SUPPLIED RECORDS:
━━━━━━

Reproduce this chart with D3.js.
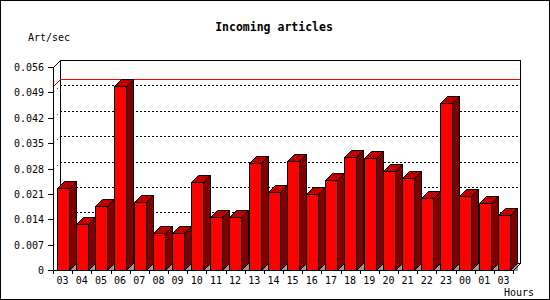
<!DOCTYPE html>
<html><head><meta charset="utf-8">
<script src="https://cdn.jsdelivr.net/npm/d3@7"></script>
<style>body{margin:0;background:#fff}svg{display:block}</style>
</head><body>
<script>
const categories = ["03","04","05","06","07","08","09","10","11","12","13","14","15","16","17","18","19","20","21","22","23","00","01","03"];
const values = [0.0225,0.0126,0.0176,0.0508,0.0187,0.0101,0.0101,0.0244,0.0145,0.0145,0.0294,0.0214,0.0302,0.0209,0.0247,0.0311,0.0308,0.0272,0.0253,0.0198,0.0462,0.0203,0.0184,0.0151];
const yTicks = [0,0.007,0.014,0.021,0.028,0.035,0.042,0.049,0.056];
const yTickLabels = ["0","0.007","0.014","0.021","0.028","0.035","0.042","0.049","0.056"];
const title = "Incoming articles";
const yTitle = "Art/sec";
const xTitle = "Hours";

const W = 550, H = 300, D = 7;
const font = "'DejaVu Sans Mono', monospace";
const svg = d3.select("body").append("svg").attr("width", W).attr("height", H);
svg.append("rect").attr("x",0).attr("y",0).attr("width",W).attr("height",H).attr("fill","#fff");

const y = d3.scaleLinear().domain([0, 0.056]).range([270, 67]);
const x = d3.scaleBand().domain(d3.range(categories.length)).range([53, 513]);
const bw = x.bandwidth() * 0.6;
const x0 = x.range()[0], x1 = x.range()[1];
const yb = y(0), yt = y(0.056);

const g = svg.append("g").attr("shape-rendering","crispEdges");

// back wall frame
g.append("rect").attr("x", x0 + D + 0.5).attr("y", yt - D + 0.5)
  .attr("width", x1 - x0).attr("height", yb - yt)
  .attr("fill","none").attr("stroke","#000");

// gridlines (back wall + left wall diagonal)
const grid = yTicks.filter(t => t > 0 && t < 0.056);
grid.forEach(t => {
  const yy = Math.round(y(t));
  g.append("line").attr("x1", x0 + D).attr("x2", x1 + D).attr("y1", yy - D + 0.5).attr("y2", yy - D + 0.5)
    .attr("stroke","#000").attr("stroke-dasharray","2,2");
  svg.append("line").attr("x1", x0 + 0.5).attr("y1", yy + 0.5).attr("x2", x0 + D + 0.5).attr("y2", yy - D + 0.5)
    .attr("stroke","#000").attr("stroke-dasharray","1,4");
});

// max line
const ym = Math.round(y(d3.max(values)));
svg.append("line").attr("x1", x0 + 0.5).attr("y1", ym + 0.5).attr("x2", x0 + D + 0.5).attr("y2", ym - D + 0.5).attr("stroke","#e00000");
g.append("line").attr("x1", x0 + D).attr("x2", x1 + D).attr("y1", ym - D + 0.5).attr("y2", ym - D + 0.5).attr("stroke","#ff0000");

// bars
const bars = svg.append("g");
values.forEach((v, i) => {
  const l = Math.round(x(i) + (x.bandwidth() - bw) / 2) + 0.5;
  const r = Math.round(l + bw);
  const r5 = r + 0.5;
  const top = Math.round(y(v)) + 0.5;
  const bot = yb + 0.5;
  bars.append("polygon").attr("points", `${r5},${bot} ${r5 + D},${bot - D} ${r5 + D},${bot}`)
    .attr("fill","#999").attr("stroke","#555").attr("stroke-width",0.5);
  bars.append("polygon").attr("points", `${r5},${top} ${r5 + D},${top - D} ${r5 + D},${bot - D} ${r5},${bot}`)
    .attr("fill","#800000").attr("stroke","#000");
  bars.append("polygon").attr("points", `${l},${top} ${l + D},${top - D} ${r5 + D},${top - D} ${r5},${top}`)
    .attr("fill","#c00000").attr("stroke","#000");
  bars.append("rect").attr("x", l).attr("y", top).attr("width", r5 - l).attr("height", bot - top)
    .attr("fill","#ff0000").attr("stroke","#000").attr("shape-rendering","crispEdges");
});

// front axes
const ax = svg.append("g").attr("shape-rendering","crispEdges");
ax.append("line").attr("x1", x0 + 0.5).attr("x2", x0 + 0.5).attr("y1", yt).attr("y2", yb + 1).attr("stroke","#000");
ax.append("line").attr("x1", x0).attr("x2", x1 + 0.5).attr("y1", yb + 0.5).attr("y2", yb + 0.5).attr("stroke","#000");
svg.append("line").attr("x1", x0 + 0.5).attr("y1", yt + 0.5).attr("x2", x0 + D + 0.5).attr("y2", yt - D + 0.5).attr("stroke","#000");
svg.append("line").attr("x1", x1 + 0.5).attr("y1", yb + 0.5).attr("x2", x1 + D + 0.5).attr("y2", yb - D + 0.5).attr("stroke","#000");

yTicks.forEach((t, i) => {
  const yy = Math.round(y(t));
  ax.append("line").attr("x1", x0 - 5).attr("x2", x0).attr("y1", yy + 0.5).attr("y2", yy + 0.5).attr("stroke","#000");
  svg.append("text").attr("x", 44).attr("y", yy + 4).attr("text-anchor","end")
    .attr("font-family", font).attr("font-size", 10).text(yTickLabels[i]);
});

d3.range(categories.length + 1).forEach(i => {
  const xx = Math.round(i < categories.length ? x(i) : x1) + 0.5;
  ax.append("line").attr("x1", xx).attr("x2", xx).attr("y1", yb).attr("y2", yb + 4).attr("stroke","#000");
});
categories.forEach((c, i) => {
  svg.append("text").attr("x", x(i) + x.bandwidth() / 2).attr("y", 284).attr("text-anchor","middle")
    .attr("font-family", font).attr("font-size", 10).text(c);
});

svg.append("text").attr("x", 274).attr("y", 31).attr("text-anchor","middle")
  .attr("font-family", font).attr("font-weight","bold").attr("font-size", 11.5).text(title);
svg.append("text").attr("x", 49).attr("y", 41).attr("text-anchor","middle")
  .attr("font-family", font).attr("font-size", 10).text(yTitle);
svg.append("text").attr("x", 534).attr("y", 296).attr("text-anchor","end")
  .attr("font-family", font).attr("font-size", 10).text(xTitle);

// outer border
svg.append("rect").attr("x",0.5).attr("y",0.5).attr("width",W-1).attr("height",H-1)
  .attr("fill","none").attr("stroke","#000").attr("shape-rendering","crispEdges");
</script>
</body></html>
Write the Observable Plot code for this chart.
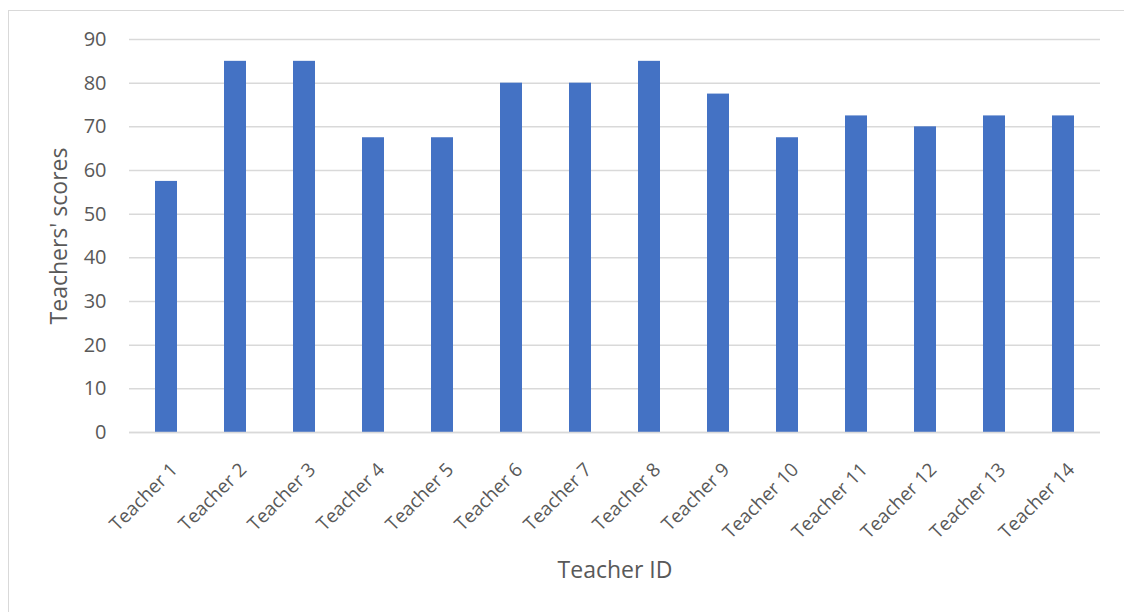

━━━━━━

YOUR OBJECTIVE: Reproduce every line from the entries that holds the word "this".

WRITTEN REPLY:
Reproduce this chart with D3.js.
Write the Observable Plot code for this chart.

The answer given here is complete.